Abstract

Here we discuss the X-ray emission properties from the hot thermalized plasma that results from the collisions of individual stellar winds and supernovae ejecta within rich and compact star clusters. We propose a simple analytical way of estimating the X-ray emission generated by super star clusters and derive an expression that indicates how this X-ray emission depends on the main cluster parameters. Our model predicts that the X-ray luminosity from the star cluster region is highly dependent on the star cluster wind terminal speed, a quantity related to the temperature of the thermalized ejecta. We have also compared the X-ray luminosity from the super stellar cluster (SSC) plasma with the luminosity of the interstellar bubbles generated from the mechanical interaction of the high-velocity star cluster winds with the interstellar medium (ISM).
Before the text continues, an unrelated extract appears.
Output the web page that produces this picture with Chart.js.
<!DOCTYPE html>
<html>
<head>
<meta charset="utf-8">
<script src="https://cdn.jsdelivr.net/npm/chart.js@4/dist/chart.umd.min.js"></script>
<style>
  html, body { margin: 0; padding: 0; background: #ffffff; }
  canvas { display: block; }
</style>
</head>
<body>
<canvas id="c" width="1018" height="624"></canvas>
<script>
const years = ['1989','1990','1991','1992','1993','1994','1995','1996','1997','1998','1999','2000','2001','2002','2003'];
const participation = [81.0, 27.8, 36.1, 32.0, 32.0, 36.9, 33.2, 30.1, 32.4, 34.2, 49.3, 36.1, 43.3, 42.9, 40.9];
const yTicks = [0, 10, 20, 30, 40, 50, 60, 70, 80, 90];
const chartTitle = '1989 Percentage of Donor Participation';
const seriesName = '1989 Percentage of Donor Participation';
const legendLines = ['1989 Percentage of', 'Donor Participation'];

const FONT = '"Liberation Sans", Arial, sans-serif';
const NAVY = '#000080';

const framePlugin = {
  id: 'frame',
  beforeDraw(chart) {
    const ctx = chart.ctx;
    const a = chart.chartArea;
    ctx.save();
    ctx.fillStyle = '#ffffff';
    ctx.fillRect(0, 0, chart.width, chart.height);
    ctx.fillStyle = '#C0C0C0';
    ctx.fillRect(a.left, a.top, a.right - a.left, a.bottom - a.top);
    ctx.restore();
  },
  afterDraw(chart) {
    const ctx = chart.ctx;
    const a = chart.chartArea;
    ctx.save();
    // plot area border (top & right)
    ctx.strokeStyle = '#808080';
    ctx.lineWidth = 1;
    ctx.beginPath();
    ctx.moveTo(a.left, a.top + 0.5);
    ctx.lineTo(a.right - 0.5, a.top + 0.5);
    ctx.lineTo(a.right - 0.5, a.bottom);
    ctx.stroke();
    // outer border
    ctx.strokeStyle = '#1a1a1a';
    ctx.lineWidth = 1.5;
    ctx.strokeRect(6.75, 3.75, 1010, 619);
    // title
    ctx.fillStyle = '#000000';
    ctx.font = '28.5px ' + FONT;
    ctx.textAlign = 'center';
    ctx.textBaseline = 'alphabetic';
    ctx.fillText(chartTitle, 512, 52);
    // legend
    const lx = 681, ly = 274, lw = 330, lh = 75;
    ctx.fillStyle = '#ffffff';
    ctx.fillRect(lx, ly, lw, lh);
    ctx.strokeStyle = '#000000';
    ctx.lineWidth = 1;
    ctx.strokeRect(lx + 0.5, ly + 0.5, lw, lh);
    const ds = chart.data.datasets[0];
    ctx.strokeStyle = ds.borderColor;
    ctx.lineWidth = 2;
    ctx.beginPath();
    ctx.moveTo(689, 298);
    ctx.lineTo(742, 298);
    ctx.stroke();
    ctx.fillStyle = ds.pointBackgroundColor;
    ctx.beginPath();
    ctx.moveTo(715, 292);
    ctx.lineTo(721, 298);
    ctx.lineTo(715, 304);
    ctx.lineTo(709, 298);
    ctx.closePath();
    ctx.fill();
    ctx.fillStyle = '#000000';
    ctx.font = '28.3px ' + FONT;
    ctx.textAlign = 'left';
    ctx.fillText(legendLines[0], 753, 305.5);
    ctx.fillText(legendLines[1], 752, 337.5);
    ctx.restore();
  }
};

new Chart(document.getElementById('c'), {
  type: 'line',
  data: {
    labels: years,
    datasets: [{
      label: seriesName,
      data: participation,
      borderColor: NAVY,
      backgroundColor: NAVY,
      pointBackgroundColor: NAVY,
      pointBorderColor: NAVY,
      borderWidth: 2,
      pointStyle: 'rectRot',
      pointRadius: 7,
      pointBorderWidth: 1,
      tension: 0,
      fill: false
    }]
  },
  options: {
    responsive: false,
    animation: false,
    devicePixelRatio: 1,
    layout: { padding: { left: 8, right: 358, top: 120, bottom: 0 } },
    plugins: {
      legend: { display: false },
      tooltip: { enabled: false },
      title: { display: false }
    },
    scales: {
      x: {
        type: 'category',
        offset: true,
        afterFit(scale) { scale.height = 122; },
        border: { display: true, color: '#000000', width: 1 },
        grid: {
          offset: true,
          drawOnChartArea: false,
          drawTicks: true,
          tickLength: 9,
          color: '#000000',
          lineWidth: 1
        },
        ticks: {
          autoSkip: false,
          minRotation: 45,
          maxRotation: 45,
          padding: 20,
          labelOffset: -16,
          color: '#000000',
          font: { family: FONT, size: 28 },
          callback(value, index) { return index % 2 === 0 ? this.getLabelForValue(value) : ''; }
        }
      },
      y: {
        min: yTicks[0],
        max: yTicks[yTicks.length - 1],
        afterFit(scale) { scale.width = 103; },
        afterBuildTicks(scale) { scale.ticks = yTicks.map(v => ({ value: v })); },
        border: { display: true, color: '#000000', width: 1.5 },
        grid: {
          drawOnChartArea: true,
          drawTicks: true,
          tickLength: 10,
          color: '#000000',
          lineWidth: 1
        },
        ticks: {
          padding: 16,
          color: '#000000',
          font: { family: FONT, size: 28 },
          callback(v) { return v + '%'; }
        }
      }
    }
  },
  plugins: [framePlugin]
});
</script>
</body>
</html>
We found that the hard (2.0-8.0 keV) X-ray emission is usually dominated by the hotter SSC plasma, whereas the soft (0.3-2.0 keV) component is dominated by the bubble plasma. This implies that compact and massive star clusters should be detected as pointlike, hard X-ray sources embedded into extended regions of soft diffuse X-ray emission. We also compared our results with predictions from the population synthesis models that take into consideration binary systems and found that in the case of young, massive, and compact super star clusters the X-ray emission from the thermalized star cluster plasma may be comparable to or even larger than that expected from the high-mass X-ray binary (HMXB) population.